Churchill was born into an English aristocratic family with all the expensive habits of this class, but unfortunately his late father had failed to leave him a family fortune that is needed to sustain such a lifestyle. A reasonable man would have reduced his expenses to meet his actual income — but Churchill never thought small — so he decided to simply raise his income until it met his expenses and if his expenses outgrew his income again, he would simply grow his income even more.
Now the curious reader will probably agree with Churchill’s logic in theory, but may ask if an English aristocrat in the 20th century was educated with lots of market-relevant skills that could actually produce an income? And on top of that a substantial income that could support an extravagance lifestyle with French champagne, Cuban cigars, world travels, country house, servants and so forth?
To start from the beginning, when Churchill was a young officer in the British Army, he was desperate to seek out action as courage in battle was essential for promotion. So when a military expedition started in Northwestern India (today, Pakistan) to punish the local tribes, he wanted to join despite the travel expenses were more than what his mother’s endowment could support. So he made an agreement with The Daily Telegraph, a newspaper, that he would write articles about the expedition to the newspaper in exchange for them paying his travel expenses.

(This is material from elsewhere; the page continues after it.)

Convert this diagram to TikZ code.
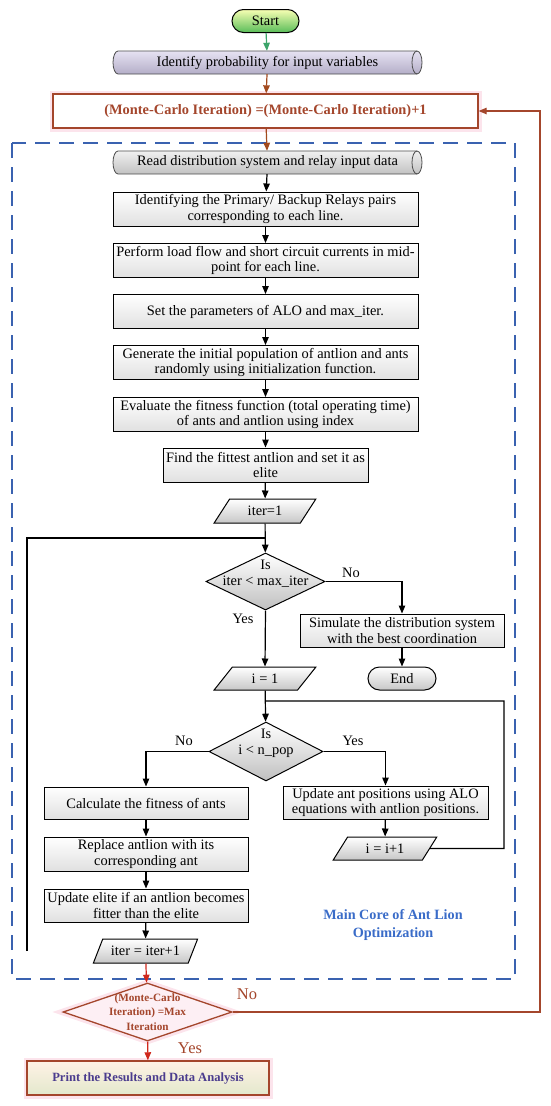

The series of articles showed that he had a talent for words and after the expedition had ended, he turned the articles into his first book, The Story of the Malakand Field Force, which is still a highly readable book about his baptism of fire, which he describes as a delightful experience: “Nothing in life is so exhilarating as to be shot at without result.”
Churchill quickly realized that his talent for words could be his road to financial freedom, so he continued to hone his writing skills and moved from journalism to more substantial literary works. He was never afraid of demanding a high fee for his writings and he refused to give in to anyone who wanted a low price. At some point the frugal Rockefeller family approached him to write the biography about the late John D. Rockefeller, supposedly the richest man in history, but the Rockefellers withdrew their offer in horror once they saw the fee that Churchill demanded for writing the biography. So Churchill never wrote the Rockefeller biography, but instead continued with other works supported by more generous sponsors.
His Writing Habits
Obviously you can only demand unreasonable high fees, if your writings are of such an outstanding quality that people still think they get value for their money. And at the same time you need to produce them at a rapid pace, so your income stream doesn’t run dry. So how did Churchill manage to produce great works at a high speed while still having time for a political career?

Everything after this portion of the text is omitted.